Post
Topic
Board Altcoin Discussion
Re: [ANN] MemoryCoin | CPU Only | Very Deflationary
by
AnonyMint
on 18/08/2013, 05:45:00 UTC

It doesn't need to be linear, because the FLOPS cost in GPUs is so much lower than in a CPU system.

It appears to me that what happens in a GPU (which is why Intel's hyperthreading is faster than just 4 hardware cores) is that when there are many logical threads, then thread blocks on main memory latency are not a factor, because some other thread can run which has already loaded its main memory access into cache. Thus the GPU is always able to achieve the 200+GB/s main memory throughput, because the latency is masked by the probability of numerous threads.

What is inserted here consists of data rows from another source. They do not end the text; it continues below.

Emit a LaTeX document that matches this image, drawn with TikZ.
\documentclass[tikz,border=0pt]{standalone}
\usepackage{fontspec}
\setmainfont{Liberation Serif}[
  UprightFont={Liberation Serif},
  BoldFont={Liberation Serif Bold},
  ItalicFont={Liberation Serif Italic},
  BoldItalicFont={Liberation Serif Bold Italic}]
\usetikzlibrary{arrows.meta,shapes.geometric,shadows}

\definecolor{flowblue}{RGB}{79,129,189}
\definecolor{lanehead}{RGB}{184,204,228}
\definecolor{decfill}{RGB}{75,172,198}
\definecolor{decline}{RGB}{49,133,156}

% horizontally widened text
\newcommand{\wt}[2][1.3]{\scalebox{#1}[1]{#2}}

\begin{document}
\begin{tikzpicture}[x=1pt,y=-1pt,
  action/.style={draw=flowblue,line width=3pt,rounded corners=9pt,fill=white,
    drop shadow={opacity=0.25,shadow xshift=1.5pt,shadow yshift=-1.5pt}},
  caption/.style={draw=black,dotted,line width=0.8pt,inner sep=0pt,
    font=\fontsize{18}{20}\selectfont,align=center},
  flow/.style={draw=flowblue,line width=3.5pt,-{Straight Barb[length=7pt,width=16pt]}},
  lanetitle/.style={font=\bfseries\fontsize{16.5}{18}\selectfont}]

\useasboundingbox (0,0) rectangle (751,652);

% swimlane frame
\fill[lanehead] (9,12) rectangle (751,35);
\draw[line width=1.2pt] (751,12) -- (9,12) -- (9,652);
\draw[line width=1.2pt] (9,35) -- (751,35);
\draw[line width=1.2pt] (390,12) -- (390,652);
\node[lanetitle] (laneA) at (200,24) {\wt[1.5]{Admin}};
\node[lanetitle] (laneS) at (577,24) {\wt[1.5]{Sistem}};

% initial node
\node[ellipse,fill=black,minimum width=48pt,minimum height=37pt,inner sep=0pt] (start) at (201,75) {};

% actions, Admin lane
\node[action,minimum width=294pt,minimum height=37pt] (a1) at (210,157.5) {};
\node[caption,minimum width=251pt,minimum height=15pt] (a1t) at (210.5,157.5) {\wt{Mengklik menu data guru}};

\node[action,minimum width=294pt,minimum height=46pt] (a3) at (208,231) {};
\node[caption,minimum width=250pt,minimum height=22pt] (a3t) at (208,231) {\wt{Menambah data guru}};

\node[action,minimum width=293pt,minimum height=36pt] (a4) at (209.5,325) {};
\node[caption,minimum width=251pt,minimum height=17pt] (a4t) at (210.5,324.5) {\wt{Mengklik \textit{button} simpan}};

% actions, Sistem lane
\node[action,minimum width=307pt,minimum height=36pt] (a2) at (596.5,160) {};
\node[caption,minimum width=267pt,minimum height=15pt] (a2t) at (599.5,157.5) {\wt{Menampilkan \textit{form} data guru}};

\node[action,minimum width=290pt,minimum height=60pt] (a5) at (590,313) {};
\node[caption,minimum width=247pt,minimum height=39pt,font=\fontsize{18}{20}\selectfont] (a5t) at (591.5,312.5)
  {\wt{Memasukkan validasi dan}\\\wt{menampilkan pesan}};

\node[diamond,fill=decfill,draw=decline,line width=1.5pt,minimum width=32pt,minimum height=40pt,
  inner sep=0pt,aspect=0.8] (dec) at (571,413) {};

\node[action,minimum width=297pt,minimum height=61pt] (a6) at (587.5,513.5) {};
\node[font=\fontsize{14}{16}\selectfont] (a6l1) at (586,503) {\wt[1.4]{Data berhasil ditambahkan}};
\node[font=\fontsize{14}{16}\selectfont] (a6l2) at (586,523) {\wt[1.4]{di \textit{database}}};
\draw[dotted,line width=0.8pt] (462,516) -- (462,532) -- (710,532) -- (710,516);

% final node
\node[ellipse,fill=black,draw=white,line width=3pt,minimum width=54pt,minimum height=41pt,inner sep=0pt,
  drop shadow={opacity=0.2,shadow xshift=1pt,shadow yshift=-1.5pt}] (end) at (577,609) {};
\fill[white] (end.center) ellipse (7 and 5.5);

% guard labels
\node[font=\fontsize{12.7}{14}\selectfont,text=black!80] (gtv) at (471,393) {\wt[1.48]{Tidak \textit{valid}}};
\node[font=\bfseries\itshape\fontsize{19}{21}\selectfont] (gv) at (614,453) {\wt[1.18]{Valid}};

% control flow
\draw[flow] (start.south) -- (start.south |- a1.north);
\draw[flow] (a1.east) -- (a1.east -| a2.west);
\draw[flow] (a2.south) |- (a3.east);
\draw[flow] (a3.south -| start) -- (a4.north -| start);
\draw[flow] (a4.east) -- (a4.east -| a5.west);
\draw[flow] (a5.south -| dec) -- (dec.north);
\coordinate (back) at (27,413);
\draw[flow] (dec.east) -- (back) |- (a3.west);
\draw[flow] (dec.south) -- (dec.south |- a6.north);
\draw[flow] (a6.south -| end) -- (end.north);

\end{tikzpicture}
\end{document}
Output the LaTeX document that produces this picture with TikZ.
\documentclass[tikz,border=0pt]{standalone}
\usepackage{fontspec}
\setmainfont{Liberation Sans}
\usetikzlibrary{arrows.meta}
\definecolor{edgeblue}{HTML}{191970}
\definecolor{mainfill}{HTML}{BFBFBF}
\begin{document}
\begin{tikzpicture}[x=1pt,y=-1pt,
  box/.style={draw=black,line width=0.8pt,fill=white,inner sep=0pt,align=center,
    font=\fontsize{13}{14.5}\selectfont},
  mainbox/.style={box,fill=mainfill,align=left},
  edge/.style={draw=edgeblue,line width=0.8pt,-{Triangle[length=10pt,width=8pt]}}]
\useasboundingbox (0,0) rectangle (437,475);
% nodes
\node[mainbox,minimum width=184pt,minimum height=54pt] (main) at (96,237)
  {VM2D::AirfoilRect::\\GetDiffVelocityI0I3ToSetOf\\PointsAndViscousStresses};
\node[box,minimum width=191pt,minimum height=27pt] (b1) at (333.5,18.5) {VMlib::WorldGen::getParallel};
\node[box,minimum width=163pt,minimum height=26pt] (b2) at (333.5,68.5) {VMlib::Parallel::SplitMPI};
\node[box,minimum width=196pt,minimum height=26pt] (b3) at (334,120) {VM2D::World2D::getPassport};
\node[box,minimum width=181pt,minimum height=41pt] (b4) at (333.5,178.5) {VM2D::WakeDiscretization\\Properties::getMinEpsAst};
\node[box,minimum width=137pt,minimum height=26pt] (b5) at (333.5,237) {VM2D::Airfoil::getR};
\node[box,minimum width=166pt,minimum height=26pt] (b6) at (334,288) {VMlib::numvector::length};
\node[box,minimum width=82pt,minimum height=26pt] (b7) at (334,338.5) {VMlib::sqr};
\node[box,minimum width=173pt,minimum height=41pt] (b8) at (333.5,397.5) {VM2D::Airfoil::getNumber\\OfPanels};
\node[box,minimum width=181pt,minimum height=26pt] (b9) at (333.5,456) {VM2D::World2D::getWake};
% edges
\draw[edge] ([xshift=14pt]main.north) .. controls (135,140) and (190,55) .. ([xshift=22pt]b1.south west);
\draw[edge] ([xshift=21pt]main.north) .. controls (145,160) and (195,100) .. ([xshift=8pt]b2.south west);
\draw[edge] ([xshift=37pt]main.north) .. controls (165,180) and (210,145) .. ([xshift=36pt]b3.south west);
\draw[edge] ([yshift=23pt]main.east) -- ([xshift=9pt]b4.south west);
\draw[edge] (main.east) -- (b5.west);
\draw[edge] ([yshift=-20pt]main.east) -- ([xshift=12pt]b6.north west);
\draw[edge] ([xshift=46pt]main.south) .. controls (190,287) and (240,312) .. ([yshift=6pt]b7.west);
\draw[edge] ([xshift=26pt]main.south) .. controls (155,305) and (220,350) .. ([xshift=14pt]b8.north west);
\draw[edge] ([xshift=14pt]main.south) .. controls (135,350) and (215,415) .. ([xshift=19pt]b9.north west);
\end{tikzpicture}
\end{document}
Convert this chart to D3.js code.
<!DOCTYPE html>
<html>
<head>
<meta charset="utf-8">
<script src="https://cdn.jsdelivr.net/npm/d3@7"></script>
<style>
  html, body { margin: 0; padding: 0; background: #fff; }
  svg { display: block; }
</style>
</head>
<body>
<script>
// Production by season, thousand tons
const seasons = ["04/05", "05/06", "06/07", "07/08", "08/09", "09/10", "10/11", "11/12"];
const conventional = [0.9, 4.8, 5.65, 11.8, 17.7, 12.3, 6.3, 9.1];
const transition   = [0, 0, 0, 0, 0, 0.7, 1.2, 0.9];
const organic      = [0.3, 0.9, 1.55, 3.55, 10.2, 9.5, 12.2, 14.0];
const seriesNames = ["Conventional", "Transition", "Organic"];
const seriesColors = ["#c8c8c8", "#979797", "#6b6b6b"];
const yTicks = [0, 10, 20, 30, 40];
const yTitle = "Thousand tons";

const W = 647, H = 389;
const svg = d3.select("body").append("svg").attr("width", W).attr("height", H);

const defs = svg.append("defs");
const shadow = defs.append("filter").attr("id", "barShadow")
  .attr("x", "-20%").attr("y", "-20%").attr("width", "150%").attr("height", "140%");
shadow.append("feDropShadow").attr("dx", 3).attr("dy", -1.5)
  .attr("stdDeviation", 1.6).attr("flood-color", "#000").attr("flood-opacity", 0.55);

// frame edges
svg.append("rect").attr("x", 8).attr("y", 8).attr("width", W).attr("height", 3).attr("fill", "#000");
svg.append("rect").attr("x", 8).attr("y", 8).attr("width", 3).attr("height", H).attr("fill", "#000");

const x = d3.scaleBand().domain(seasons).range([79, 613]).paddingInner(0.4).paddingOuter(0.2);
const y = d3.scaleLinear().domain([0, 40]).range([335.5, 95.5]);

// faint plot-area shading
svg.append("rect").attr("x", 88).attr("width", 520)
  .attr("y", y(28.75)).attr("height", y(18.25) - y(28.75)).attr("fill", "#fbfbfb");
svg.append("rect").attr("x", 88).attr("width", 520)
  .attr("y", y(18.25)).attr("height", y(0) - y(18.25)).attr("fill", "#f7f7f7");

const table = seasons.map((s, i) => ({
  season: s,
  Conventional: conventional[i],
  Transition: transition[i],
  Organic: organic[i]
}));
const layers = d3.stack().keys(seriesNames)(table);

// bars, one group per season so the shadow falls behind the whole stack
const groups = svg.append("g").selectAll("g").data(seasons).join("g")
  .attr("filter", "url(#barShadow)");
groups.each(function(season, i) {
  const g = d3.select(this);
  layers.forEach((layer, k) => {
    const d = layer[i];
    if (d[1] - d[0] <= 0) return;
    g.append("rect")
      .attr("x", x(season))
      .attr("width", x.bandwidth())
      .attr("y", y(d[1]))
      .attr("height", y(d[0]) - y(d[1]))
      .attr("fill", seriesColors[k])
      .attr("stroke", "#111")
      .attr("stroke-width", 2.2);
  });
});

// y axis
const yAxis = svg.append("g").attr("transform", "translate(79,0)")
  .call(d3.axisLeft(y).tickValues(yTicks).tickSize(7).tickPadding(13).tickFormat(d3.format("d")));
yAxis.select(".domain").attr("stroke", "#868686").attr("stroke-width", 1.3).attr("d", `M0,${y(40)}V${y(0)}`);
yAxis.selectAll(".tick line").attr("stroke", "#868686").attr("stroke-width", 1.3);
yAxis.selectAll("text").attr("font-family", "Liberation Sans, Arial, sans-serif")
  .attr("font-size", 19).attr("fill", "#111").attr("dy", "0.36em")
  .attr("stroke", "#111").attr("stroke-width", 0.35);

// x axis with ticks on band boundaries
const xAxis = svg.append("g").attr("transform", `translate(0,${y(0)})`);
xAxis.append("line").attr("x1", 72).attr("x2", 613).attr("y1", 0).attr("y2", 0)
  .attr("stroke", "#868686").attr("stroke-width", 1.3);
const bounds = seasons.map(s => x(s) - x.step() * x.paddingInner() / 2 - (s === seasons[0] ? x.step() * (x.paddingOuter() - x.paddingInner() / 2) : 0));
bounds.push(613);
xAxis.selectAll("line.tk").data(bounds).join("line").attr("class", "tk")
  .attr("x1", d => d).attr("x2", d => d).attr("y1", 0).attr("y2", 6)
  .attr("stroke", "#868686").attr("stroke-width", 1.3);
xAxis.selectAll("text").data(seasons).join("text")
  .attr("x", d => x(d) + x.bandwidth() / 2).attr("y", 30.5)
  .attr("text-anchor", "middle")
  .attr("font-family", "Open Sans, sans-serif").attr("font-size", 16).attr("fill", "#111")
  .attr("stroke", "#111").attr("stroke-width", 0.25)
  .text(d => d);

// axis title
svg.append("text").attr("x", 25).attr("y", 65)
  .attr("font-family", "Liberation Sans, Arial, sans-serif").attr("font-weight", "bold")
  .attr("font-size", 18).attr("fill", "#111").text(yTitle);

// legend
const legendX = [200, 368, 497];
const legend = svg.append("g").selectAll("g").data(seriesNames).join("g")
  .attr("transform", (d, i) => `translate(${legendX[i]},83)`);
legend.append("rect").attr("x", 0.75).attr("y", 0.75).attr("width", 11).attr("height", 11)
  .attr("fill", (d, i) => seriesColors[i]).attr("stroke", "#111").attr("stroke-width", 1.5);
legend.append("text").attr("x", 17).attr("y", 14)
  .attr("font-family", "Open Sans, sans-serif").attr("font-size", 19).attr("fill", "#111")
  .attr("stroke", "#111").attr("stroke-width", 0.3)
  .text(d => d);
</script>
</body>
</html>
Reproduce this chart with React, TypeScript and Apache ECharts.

So it's not just that the improvements in adding cores are not linear . . . it's that they appear to be converging to an upper value, suggesting that they're hitting a limitation other than cycles per second. I'm assuming that's related to memory access, either cache memory size or main memory access.  I'm assuming too that a GPU will hit that limit too, and any increased performance because of wider memory bus, speed or cache would be offset by the slower cores.

I am not sure until I run some tests, but my strong belief (based on good analysis) is that that you are hitting memory latency in your CPU with the 2MB Scrypt, but the GPU will not be. Thus it is going to toast your CPU. This is not a minor problem, rather I conjecture it is total failure to get what you intended. The reason I suspect this, is because the GPU can run 6 x 1024 MB ÷ 2 MB = 3096 threads and thus entirely mask away the latency. Whereas you do nothing to mask the latency on the CPU as far as I can see in your code.

You make other good points and I don't have the time to give them the attention they deserve immediately. I'm sure there are improvements to be made in the hashing algorithm to make it more GPU resistant, but I'm more concerned with having one that is 'good enough' rather than a perfect one that might fork the coin or cause loss of momentum.

I think yours is worse than Litecoin's by a factor of 10 or 100, i.e. 100 to 1000 times slower CPU than the GPU since Litecoin is already 10 times slower CPU than GPU!  Shocked At least Litecoin stays within L2 cache, and it is not just the memory bandwidth but the TLB and L2 cache reloads that run 100+ cycles that kill you.

You appear to have a serious fail here, but I would need to build a CPU miner to test my hypothesis.


I am going to avoid talking about your holistic design because we have some disagreement,

Yes, there's a lot we disagree on. Have you considered implementing your ideas in a new coin? That's what I did when I decided all the other coins had it wrong!

Yes I am, but as I said, if I can help you and at the same time benefit from having my idea tested earlier, then it is win-win for both us, in spite of our disagreement on orthogonal features of MemoryCoin. There is no need for me to comment further about your grants. Best is you try it, then we all learn from the result. I wouldn't copy your grants, nor your 2% deflationary coin, so there is no competition coming from me against MemoryCoin on those features. I am delighted you introduced a coin with continuous inflation (albeit only 2%) and not ridiculously high as Inflatacoin, so if you get adoption then it opens the door for a coin with slightly higher rate of inflation.

If instead you don't want to share synergy or simply have other priorities demanding your attention, then that is fine too.